SUPPLIED MATERIAL:
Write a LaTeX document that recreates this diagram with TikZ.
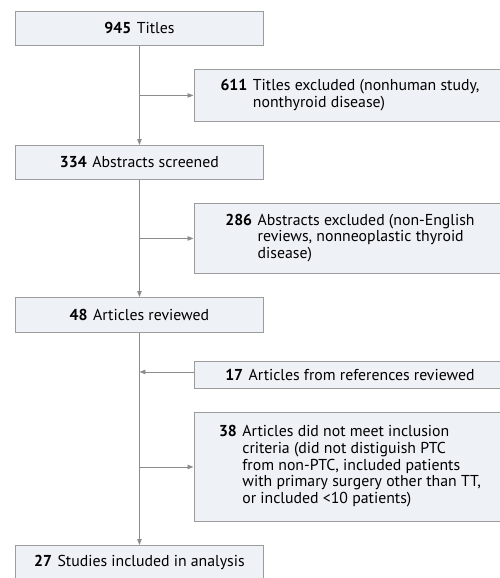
\documentclass[tikz,border=0pt]{standalone}
\usepackage{fontspec}
\setmainfont{PT Sans}
\usetikzlibrary{arrows.meta}
\definecolor{boxfill}{HTML}{EEF1F5}
\definecolor{boxline}{HTML}{9C9C9C}
\definecolor{connline}{HTML}{8C8C8C}
\tikzset{
  base/.style={rectangle, draw=boxline, line width=0.9pt, fill=boxfill, anchor=north west, inner sep=0pt,
    font=\fontsize{15.8}{16.7}\selectfont},
  leftbox/.style={base, minimum width=248pt},
  rightbox/.style={base, minimum width=312pt},
  conn/.style={draw=connline, line width=0.9pt, -{Triangle[length=6pt,width=4.5pt]}, color=connline},
}
\newcommand{\hang}[2]{\begin{tabular}{@{}l@{\hspace{5.5pt}}l@{}}\textbf{#1} & #2\end{tabular}}
\newcommand{\numtxt}[2]{\textbf{#1}\hspace{5.5pt}#2}
\begin{document}
\begin{tikzpicture}[x=1pt,y=-1pt]
\useasboundingbox (0,0) rectangle (499,578);
\node[leftbox, minimum height=34pt] (b1) at (15,11) {\numtxt{945}{Titles}};
\node[rightbox, minimum height=52pt] (r1) at (193.5,69) {\hang{611}{Titles excluded (nonhuman study,\\ & nonthyroid disease)}};
\node[leftbox, minimum height=34pt] (b2) at (15,145) {\numtxt{334}{Abstracts screened}};
\node[rightbox, minimum height=70pt] (r2) at (193.5,203) {\hang{286}{Abstracts excluded (non-English\\ & reviews, nonneoplastic thyroid\\ & disease)}};
\node[leftbox, minimum height=35pt] (b3) at (15,297) {\numtxt{48}{Articles reviewed}};
\node[rightbox, minimum height=27pt] (r3) at (193.5,361) {\numtxt{17}{Articles from references reviewed}};
\node[rightbox, minimum height=109pt] (r4) at (193.5,412) {\hang{38}{Articles did not meet inclusion\\ & criteria (did not distiguish PTC\\ & from non-PTC, included patients\\ & with primary surgery other than TT,\\ & or included <10 patients)}};
\node[leftbox, minimum height=34pt] (b4) at (15,545) {\numtxt{27}{Studies included in analysis}};
\draw[conn] (b1) -- (b2);
\draw[conn] (b2) -- (b3);
\draw[conn] (b3) -- (b4);
\draw[conn] (r1.west -| b1) -- (r1.west);
\draw[conn] (r2.west -| b1) -- (r2.west);
\draw[conn] ([yshift=3pt]r3.west) -- ([yshift=3pt]r3.west -| b1);
\draw[conn] (r4.west -| b1) -- (r4.west);
\end{tikzpicture}
\end{document}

REQUIRED WORK: Repeat the material above in full and unchanged, minus its images.

COMPLETED TASK:
Write a LaTeX document that recreates this diagram with TikZ.
\documentclass[tikz,border=0pt]{standalone}
\usepackage{fontspec}
\setmainfont{PT Sans}
\usetikzlibrary{arrows.meta}
\definecolor{boxfill}{HTML}{EEF1F5}
\definecolor{boxline}{HTML}{9C9C9C}
\definecolor{connline}{HTML}{8C8C8C}
\tikzset{
  base/.style={rectangle, draw=boxline, line width=0.9pt, fill=boxfill, anchor=north west, inner sep=0pt,
    font=\fontsize{15.8}{16.7}\selectfont},
  leftbox/.style={base, minimum width=248pt},
  rightbox/.style={base, minimum width=312pt},
  conn/.style={draw=connline, line width=0.9pt, -{Triangle[length=6pt,width=4.5pt]}, color=connline},
}
\newcommand{\hang}[2]{\begin{tabular}{@{}l@{\hspace{5.5pt}}l@{}}\textbf{#1} & #2\end{tabular}}
\newcommand{\numtxt}[2]{\textbf{#1}\hspace{5.5pt}#2}
\begin{document}
\begin{tikzpicture}[x=1pt,y=-1pt]
\useasboundingbox (0,0) rectangle (499,578);
\node[leftbox, minimum height=34pt] (b1) at (15,11) {\numtxt{945}{Titles}};
\node[rightbox, minimum height=52pt] (r1) at (193.5,69) {\hang{611}{Titles excluded (nonhuman study,\\ & nonthyroid disease)}};
\node[leftbox, minimum height=34pt] (b2) at (15,145) {\numtxt{334}{Abstracts screened}};
\node[rightbox, minimum height=70pt] (r2) at (193.5,203) {\hang{286}{Abstracts excluded (non-English\\ & reviews, nonneoplastic thyroid\\ & disease)}};
\node[leftbox, minimum height=35pt] (b3) at (15,297) {\numtxt{48}{Articles reviewed}};
\node[rightbox, minimum height=27pt] (r3) at (193.5,361) {\numtxt{17}{Articles from references reviewed}};
\node[rightbox, minimum height=109pt] (r4) at (193.5,412) {\hang{38}{Articles did not meet inclusion\\ & criteria (did not distiguish PTC\\ & from non-PTC, included patients\\ & with primary surgery other than TT,\\ & or included <10 patients)}};
\node[leftbox, minimum height=34pt] (b4) at (15,545) {\numtxt{27}{Studies included in analysis}};
\draw[conn] (b1) -- (b2);
\draw[conn] (b2) -- (b3);
\draw[conn] (b3) -- (b4);
\draw[conn] (r1.west -| b1) -- (r1.west);
\draw[conn] (r2.west -| b1) -- (r2.west);
\draw[conn] ([yshift=3pt]r3.west) -- ([yshift=3pt]r3.west -| b1);
\draw[conn] (r4.west -| b1) -- (r4.west);
\end{tikzpicture}
\end{document}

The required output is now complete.